§ **Recorded data**
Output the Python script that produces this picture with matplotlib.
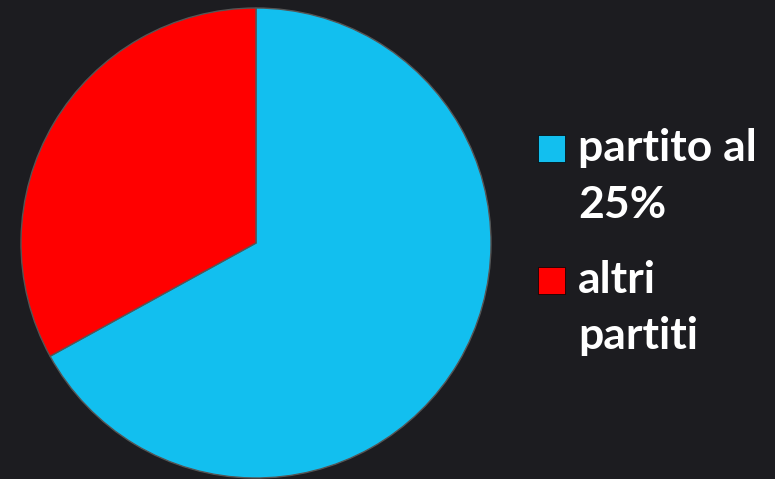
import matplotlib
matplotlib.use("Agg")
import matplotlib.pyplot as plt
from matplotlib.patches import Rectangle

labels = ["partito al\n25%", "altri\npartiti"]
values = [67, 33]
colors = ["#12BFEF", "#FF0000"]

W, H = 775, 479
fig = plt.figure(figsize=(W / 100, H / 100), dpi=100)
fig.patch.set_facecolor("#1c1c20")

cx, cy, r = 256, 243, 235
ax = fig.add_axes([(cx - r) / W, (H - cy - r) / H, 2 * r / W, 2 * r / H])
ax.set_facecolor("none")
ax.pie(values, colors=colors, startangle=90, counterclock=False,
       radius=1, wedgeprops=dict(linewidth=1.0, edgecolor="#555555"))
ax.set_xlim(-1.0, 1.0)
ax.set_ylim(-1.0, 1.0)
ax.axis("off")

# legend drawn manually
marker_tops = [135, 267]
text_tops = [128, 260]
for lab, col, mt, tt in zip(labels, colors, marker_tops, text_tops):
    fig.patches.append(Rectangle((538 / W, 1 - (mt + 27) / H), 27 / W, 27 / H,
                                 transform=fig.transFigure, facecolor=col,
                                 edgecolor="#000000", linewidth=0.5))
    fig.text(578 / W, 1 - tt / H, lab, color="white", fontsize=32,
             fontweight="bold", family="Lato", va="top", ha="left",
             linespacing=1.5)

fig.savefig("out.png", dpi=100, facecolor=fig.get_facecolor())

§ **Work to do**
Send back the data above word for word, with the pictures left out.

§ **In response**
Output the Python script that produces this picture with matplotlib.
import matplotlib
matplotlib.use("Agg")
import matplotlib.pyplot as plt
from matplotlib.patches import Rectangle

labels = ["partito al\n25%", "altri\npartiti"]
values = [67, 33]
colors = ["#12BFEF", "#FF0000"]

W, H = 775, 479
fig = plt.figure(figsize=(W / 100, H / 100), dpi=100)
fig.patch.set_facecolor("#1c1c20")

cx, cy, r = 256, 243, 235
ax = fig.add_axes([(cx - r) / W, (H - cy - r) / H, 2 * r / W, 2 * r / H])
ax.set_facecolor("none")
ax.pie(values, colors=colors, startangle=90, counterclock=False,
       radius=1, wedgeprops=dict(linewidth=1.0, edgecolor="#555555"))
ax.set_xlim(-1.0, 1.0)
ax.set_ylim(-1.0, 1.0)
ax.axis("off")

# legend drawn manually
marker_tops = [135, 267]
text_tops = [128, 260]
for lab, col, mt, tt in zip(labels, colors, marker_tops, text_tops):
    fig.patches.append(Rectangle((538 / W, 1 - (mt + 27) / H), 27 / W, 27 / H,
                                 transform=fig.transFigure, facecolor=col,
                                 edgecolor="#000000", linewidth=0.5))
    fig.text(578 / W, 1 - tt / H, lab, color="white", fontsize=32,
             fontweight="bold", family="Lato", va="top", ha="left",
             linespacing=1.5)

fig.savefig("out.png", dpi=100, facecolor=fig.get_facecolor())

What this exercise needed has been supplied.